Представьте себе, однако, что утверждения о незнании не были преднамеренной ложью, а лежали в «сумерках между знанием и незнанием»: предполагаемые преступники и сговорившиеся наблюдатели попали в паутину отрицания, которое является «неотъемлемой частью действия». Последующие сокрытия и оправдания более правдоподобны тогда, когда обман встроен в первоначальные замыслы, планирование и исполнение – с помощью эвфемизмов, двусмысленности, секретности, двойного следа или закодированных приказов, размывающих цепочку подчинения.
Речь Гиммлера в Позене в 1943 году удивительно «откровенна» в объявлении и оправдании политики истребления – и предупреждении, что это не может быть публично признано:
«Я также хочу обратиться к вам совершенно откровенно по очень серьезному вопросу. Среди нас об этом следует говорить совершенно откровенно, но мы никогда не будем говорить об этом публично. Я имею в виду эвакуацию евреев, уничтожение еврейской расы. ... Большинство из вас должно знать, что это означает, когда рядом лежат сто трупов, или пятьсот, или тысяча. Выстоять и в то же время – кроме исключений, вызванных человеческой слабостью – остаться порядочными людьми, вот что сделало нас жесткими. Это страница славы в нашей истории, подобная которой никогда не была написана и никогда не будет написана».
Но это не «чистый» (то есть двусмысленный) вариант отрицания. Едва ли такой текст мог оставить аудиторию в сумеречном состоянии знания и незнания. Это всего лишь инструкция, о чем лгать. Другие общедоступные нацистские тексты были закодированы, они были двунаправленными сообщениями. Призыв к уничтожению был скрыт, но лишь слегка. Это было мнимое сокрытие – как «прятать» предметы от детей в игре. Конкретные термины, такие как «убийство» и «уничтожение», использовались редко. Действия айнзатцгрупп объявлялись «депортациями», «особыми действиями», «исполнительными мерами специальной направленности», «зачистками», «переселением», «окончательным решением», «выдворением» и «надлежащим обращением». Текст позволяет любому автору дезавуировать его смысл, а зрителям заявить, что они его не поняли.
Ханна Арендт ссылается на «языковые правила»: на одном треке язык был предельно ясным; на другом служил инструкцией, как замаскировать реальность ложью, прикрытием и эвфемизмом[160]. Переписка подчинялась жестким языковым правилам: никогда не «ликвидация» или «убийство», а предписанные кодовые имена. Только между собой «носители тайн» могли разговаривать на незакодированном языке. «Более того, сам термин «языковое правило» … сам по себе был кодовым названием; это означало то, что на обычном языке назвали бы ложью»[161].
Сам по себе это очевидный момент.

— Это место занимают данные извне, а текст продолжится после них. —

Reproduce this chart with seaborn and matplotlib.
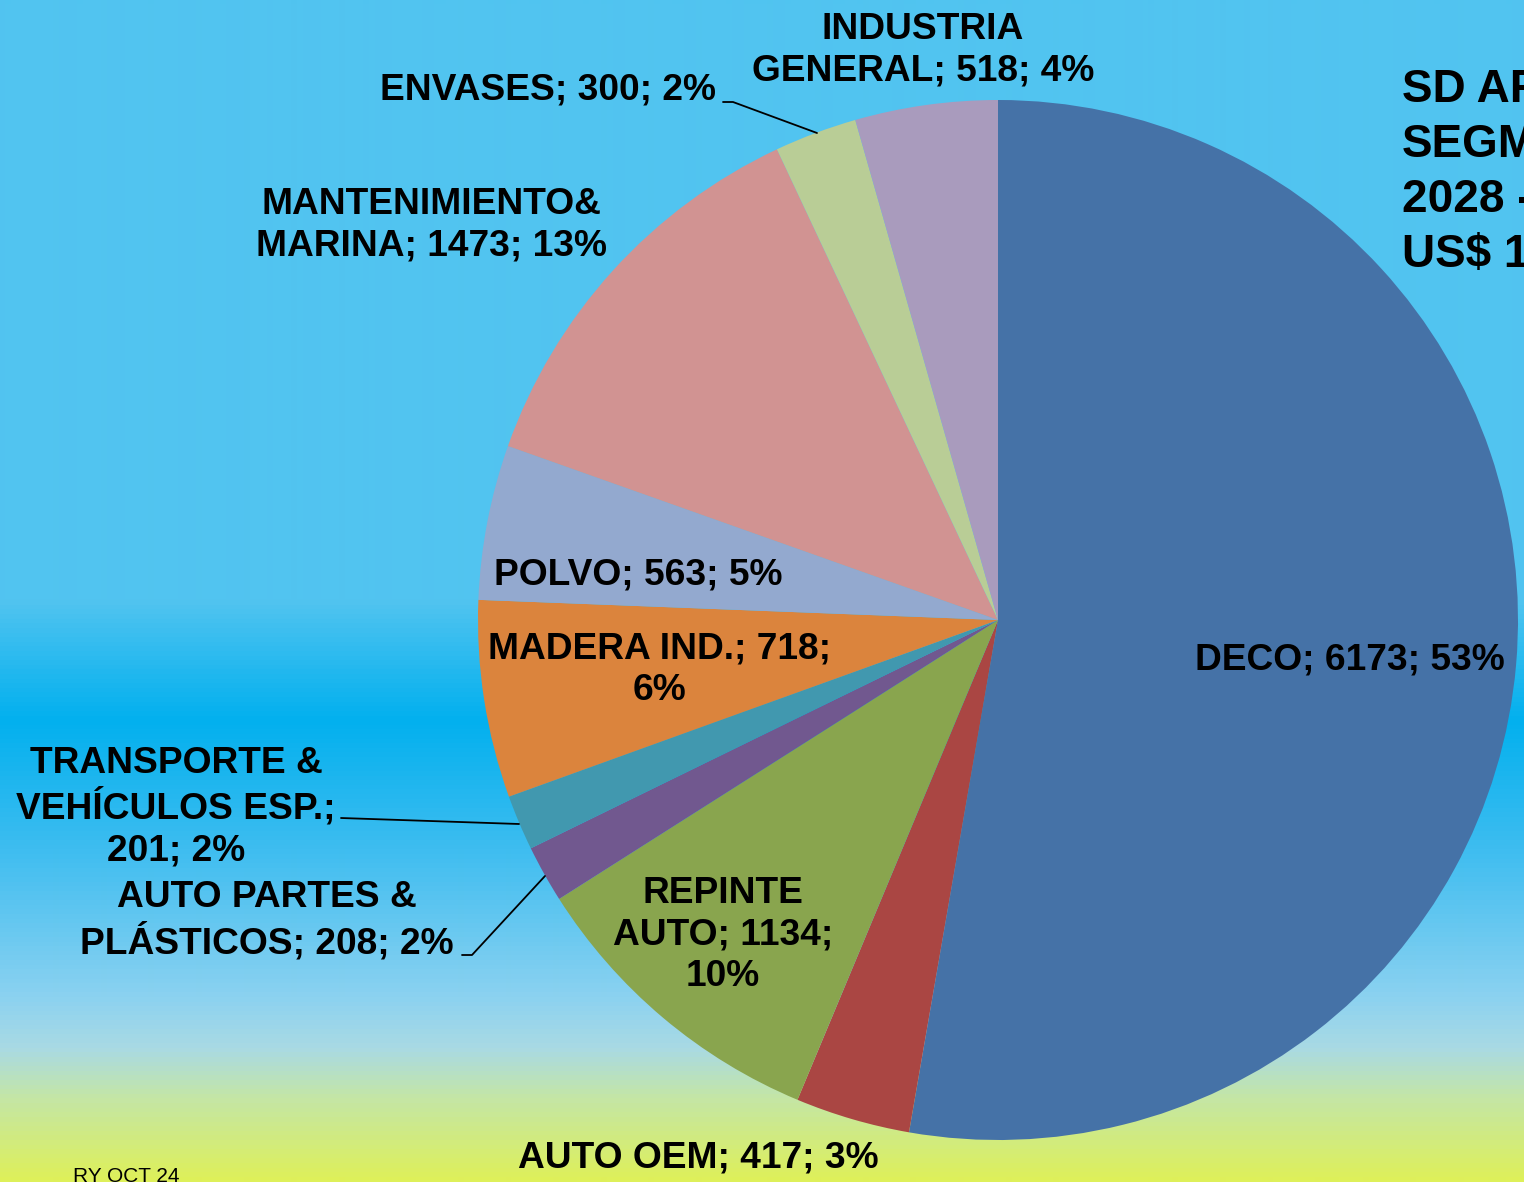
import numpy as np
import matplotlib
matplotlib.use("Agg")
import matplotlib.pyplot as plt
from matplotlib.colors import LinearSegmentedColormap
import seaborn as sns

# ---------------- data ----------------
segments = ["DECO", "AUTO OEM", "REPINTE AUTO", "AUTO PARTES & PLÁSTICOS",
            "TRANSPORTE & VEHÍCULOS ESP.", "MADERA IND.", "POLVO",
            "MANTENIMIENTO& MARINA", "ENVASES", "INDUSTRIA GENERAL"]
values = [6173, 417, 1134, 208, 201, 718, 563, 1473, 300, 518]
label_texts = [
    "DECO; 6173; 53%",
    "AUTO OEM; 417; 3%",
    "REPINTE\nAUTO; 1134;\n10%",
    "AUTO PARTES &\nPLÁSTICOS; 208; 2%",
    "TRANSPORTE &\nVEHÍCULOS ESP.;\n201; 2%",
    "MADERA IND.; 718;\n6%",
    "POLVO; 563; 5%",
    "MANTENIMIENTO&\nMARINA; 1473; 13%",
    "ENVASES; 300; 2%",
    "INDUSTRIA\nGENERAL; 518; 4%",
]
slice_colors = ["#4572A7", "#AA4643", "#89A54E", "#71588F", "#4198AF",
                "#DB843D", "#93A9CF", "#D19392", "#B9CD96", "#A99BBD"]
title_lines = ["SD AR", "SEGM", "2028 -", "US$ 1"]
footer = "RY OCT 24"

# ---------------- style ----------------
sns.set_theme(style="white")
plt.rcParams["font.family"] = ["Liberation Sans", "DejaVu Sans"]
palette = sns.color_palette(slice_colors)

W, H = 1524, 1182
fig = plt.figure(figsize=(W / 100, H / 100), dpi=100)
ax = fig.add_axes([0, 0, 1, 1])

def Y(py):
    return H - py

# background gradient (pixel rows from top)
stops = [(0, "#51C4F0"), (600, "#52C4F0"), (720, "#02B0EE"), (850, "#3EBDF0"),
         (1000, "#8CD2F0"), (1050, "#A9DAE4"), (1100, "#C4E6A6"), (1182, "#DEF05A")]
cmap = LinearSegmentedColormap.from_list("bg", [(p / H, c) for p, c in stops])
grad = np.linspace(0, 1, H).reshape(-1, 1)
ax.imshow(grad, cmap=cmap, extent=[0, W, 0, H], origin="upper",
          aspect="auto", zorder=0, interpolation="bilinear")

# pie
cx, cy, r = 998, 620, 520
ax.pie(values, colors=palette, startangle=90, counterclock=False,
       center=(cx, Y(cy)), radius=r, wedgeprops=dict(linewidth=0),
       frame=True)

ax.set_xlim(0, W)
ax.set_ylim(0, H)
ax.set_aspect("equal")
ax.axis("off")

# label positions (pixel coords of text centre)
label_pos = [(1350, 660), (698, 1158), (723, 935), (267, 921), (176, 807),
             (660, 670), (638, 575), (431, 225), (548, 90), (923, 50)]
for txt, (px, py) in zip(label_texts, label_pos):
    ax.text(px, Y(py), txt, ha="center", va="center", fontsize=26.7,
            fontweight="bold", color="black", linespacing=1.25, zorder=5)

# leader lines
leaders = [
    [(723, 102), (733, 102), (817, 133)],
    [(341, 818), (519, 824)],
    [(462, 955), (472, 955), (545, 876)],
]
for pts in leaders:
    xs = [p[0] for p in pts]
    ys = [Y(p[1]) for p in pts]
    ax.plot(xs, ys, color="black", lw=1.3, zorder=4)

# title (cut off at the right edge, as in the reference)
for i, line in enumerate(title_lines):
    ax.text(1402, Y(90 + i * 55), line, ha="left", va="center", fontsize=33,
            fontweight="bold", color="black", zorder=5)

ax.text(73, Y(1167), footer, ha="left", va="top", fontsize=15, color="black",
        zorder=5)

fig.savefig("out.png", dpi=100)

Шпионы, корпоративные юристы и боссы мафии также используют кодированный язык подобным образом. Но Арендт идет дальше, утверждая, что та же «лживость» и самообман, присущие характеру Эйхмана, были неотъемлемой частью всего немецкого общества. Именно это ограждало немцев от «реальности и фактичности». Но может ли лживость быть национальным характером? Преднамеренная, спланированная ложь – это не то же самое, что самообман. Арендт предлагает альтернативу, которая в этом контексте является более «радикальной» и пугающей, чем простая откровенная ложь: «Чистый эффект этой языковой системы состоял не в том, чтобы держать людей в неведении относительно того, что они делают, а в том, чтобы они не могли соотнести это со своими старыми, «нормальными» знаниями об убийствах и лжи»[162].
Это идеальное определение интерпретативного отрицания, хотя используемый термин «люди» вряд ли может означать «все люди». Вспомните те образы железных дорог, которые так чудесно переданы Клодом Ландзманном в «Шоа» («Shoah») – линии, связывающие жизни людей с их смертью. Была ли организация «транспорта» преднамеренным обманом или гротескным, но непродуманным продолжением обычной немецкой бюрократии?[163] Служащие немецких железных дорог (Рейхсбана) знали маршруты и пункты назначения этих сотен тысяч «пассажиров» и то, как именно их обманывали. Эти работники (1,4 миллиона, из которых 500 000 были государственными служащими, которые управляли системой) продолжали распределять персонал, получать грузовые вагоны, согласовывать графики, водить и обслуживать автомобили. Должностные лица, которые разрабатывали, отдавали и доводили приказы до исполнителей, могли намеренно использовать закодированный язык, но у обычных рабочих не было необходимости зашифровывать и расшифровывать тексты. Оказываясь участниками этих причудливых, ужасных сцен «все», что им нужно было делать, это поддерживать видимость нормальности происходящего.
160
Hannah Arendt, Eichmann in Jerusalem: A Report on the Banality of Evil (New York: Penguin USA, 1994; original edn, 1965), 84—6.